The demographic shape of the blood-soaked edge of opposing forces is males between age 18 and 25, with a relatively slight number of 17 year olds joining up, and relatively smaller proportion of those above the age of 35. So if most of the published accounts of events and experiences come from this biggest demographic segment, then the images and words will have stuck during a formative or impressionable point of one's life and continued to shape post-war outlook and approach to problem solving. Of course, the ratio of those facing direct risk of life in combat to those who make possible the operation of uniformed military services on air, land, and sea is another kind of pyramid; not a demographic one, but a similar disproportion: every fighting man was dependent on perhaps 25 or 50 or 100 others who produced, organized, and distributed logistical needs both physical and informational. Caring for those harmed, and repairing what is ruined in the clashes, as well as the thousands of record-keepers also were instrumental to putting a pilot in the air, a sailor on a ship, or a soldier on the march. So, if the memoir writers mainly come from those people directly affected by combat, then the 840 books on these shelves is a testament to the will of those motivated and capable of putting these matters in ink. But for every title that is on the shelf and available for circulation among library card holders in 2018, more than 70 years since armed conflict ended, there must have been so many others that have not been published. And for every veteran of these wars and all others, too, many more finally reached a point in their lives and with the passage of time to be able to tell family or friends of some events and experiences that haunted them forever and ever since they occurred. But even more, perhaps, never did feel able to articulate those things that have stuck with them to the end.

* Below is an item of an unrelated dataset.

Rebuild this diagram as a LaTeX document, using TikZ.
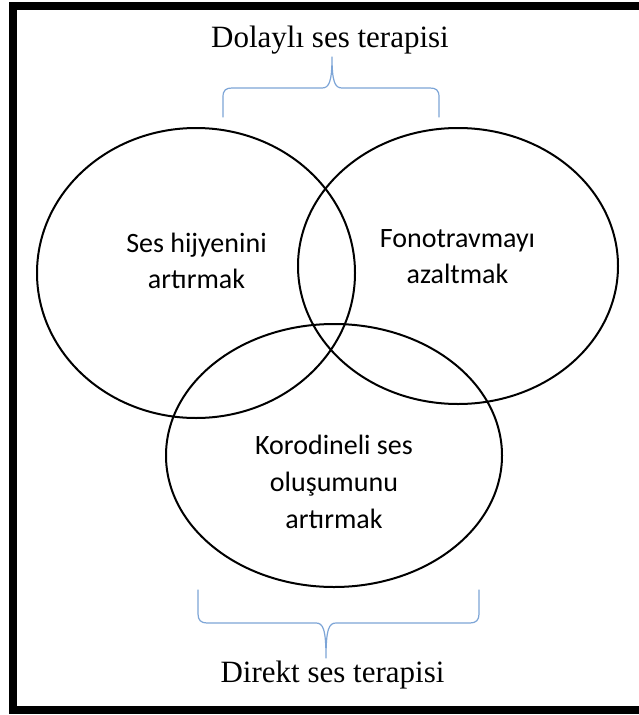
\documentclass[tikz,border=0pt]{standalone}
\usepackage{fontspec}
\setmainfont{Liberation Serif}
\newfontfamily\calib{Carlito}
\definecolor{bracecol}{RGB}{125,165,215}
\begin{document}
\begin{tikzpicture}[x=1pt,y=-1pt,
  venn/.style={line width=2pt, draw=black},
  bracket/.style={draw=bracecol, line width=1.2pt, line join=round, line cap=round},
  lbl/.style={font=\calib\fontsize{28}{36}\selectfont, align=center, anchor=base, inner sep=0pt},
  ttl/.style={font=\fontsize{31}{37}\selectfont, anchor=base, inner sep=0pt},
  frameline/.style={line width=8pt, line join=miter}]
\useasboundingbox (0,0) rectangle (639,715);
\fill[white] (0,0) rectangle (639,715);
\begin{scope}
\clip (0,0) rectangle (639,715);
\draw[frameline] (660,6) -- (13,6) -- (13,710) -- (660,710);
\end{scope}
% ellipse centres
\coordinate (cL) at (196,273);
\coordinate (cR) at (458,266);
\coordinate (cB) at (334,455.5);
\draw[venn] (cL) ellipse [x radius=159, y radius=145];
\draw[venn] (cR) ellipse [x radius=160, y radius=138];
\draw[venn] (cB) ellipse [x radius=168, y radius=131.5];
% labels (base anchor = baseline of last line)
\node[lbl] (tL) at (196.5,288) {Ses hijyenini\\artırmak};
\node[lbl] (tR) at (457.5,283) {Fonotravmayı\\azaltmak};
\node[lbl, font=\calib\fontsize{28}{37}\selectfont] (tB) at (334,528) {Korodineli ses\\oluşumunu\\artırmak};
% titles
\node[ttl] (top) at (330,47) {Dolaylı ses terapisi};
\node[ttl] (bot) at (332.5,682) {Direkt ses terapisi};
% top brace
\coordinate (tbL) at (223,117);
\coordinate (tbTip) at (332,57);
\coordinate (tbR) at (439,117);
\draw[bracket] (tbL) -- (223,97) .. controls (223,90) and (226,88) .. (232,88) -- (322,88)
  .. controls (329,88) and (332,82) .. (tbTip)
  .. controls (332,82) and (335,88) .. (342,88) -- (430,88)
  .. controls (436,88) and (439,90) .. (439,97) -- (tbR);
% bottom brace
\coordinate (bbL) at (198,590);
\coordinate (bbTip) at (326,658);
\coordinate (bbR) at (479,590);
\draw[bracket] (bbL) -- (198,614) .. controls (198,620) and (201,623) .. (207,623) -- (316,623)
  .. controls (323,623) and (326,629) .. (bbTip)
  .. controls (326,629) and (329,623) .. (336,623) -- (470,623)
  .. controls (476,623) and (479,620) .. (479,614) -- (bbR);
\end{tikzpicture}
\end{document}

The seven-part documentary series of 2007 by Ken Burns & Lynn Novick,
The War, uses four U.S. cities as intersecting lenses to tell the stories at home and in the field: Sacramento, CA; Waterbury, CT; Luverne, MN; and Mobile, AL. Condensing the global conflict into personal stories is a huge undertaking that reduces "too much information" into terms that an uninformed viewer, several generations removed from the war years, can understand or at least glimpse a little of. But looking at the 840 titles here on the shelves, patiently waiting for new readers to discover the stories told, it seems that there is much more to understand than what documentary film is capable of expressing.